I have since checked the reductions in my local authority’s adult services budget. This year thus far, the reduction has been over 6%. Over the last full financial year, the reduction was over 8% and previously 4% and 3%. That has a cumulative effect on people’s ability to be looked after in the community. People stand at that Dispatch Box or anywhere else talking about “the need for austerity”, well that shows the price of that austerity. My mum is good; she is back at home with a good care package, and she is fine. She wants to continue on her own as much as she can, but many people cannot do that. If we want austerity, we will have such problems.
On 7 January, no mention whatever was made on the Front Benches about the situation.
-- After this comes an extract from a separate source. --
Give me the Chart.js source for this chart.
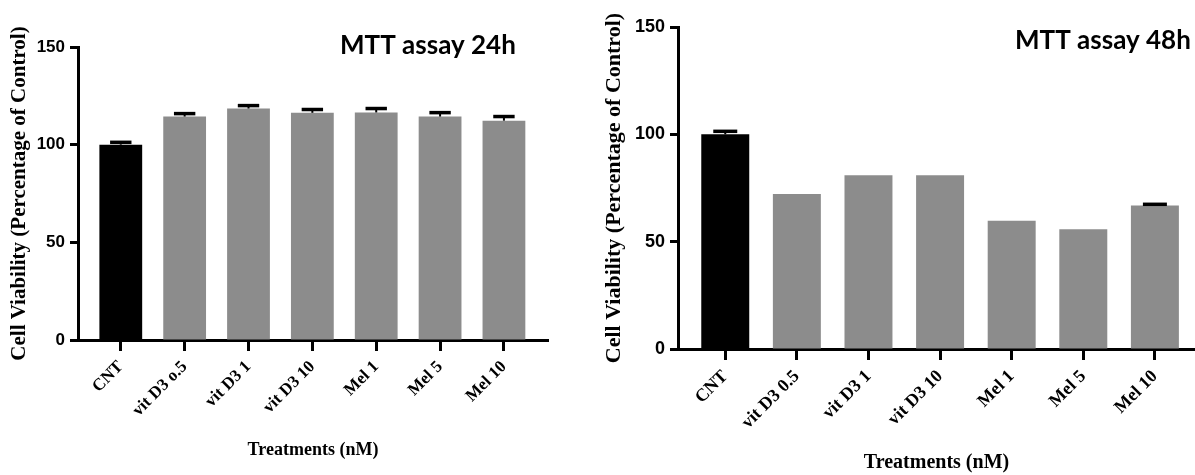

Yesterday, the Government acknowledged the impact of social care cuts and announced £25 million-worth of emergency funding for 65 council areas experiencing the most severe delays in discharging elderly patients from hospital. No mention at all was made by the Secretary of State when he opened the debate today. It was hidden away, but it is in the national press if anyone wants to look for it. The Government know the situation: they know what problems have been created in A and E in hospitals up and down the land by these cuts, yet no mention was made, even though the motion specifically mentions A and E problems.
I shall finish now, but I must say that if people want austerity and if they want to fight a general election on the basis of being better at the economy than the other side, they need to realise the price paid for it. My mum survived it, but many people in this land are not surviving it. In my view, it is not a price worth paying. We need serious change—and I say that not only to the Government Front-Bench team, but to the Opposition Front-Bench team. We need to make serious changes in this country to look after our most needy people. We are not getting that under this Government.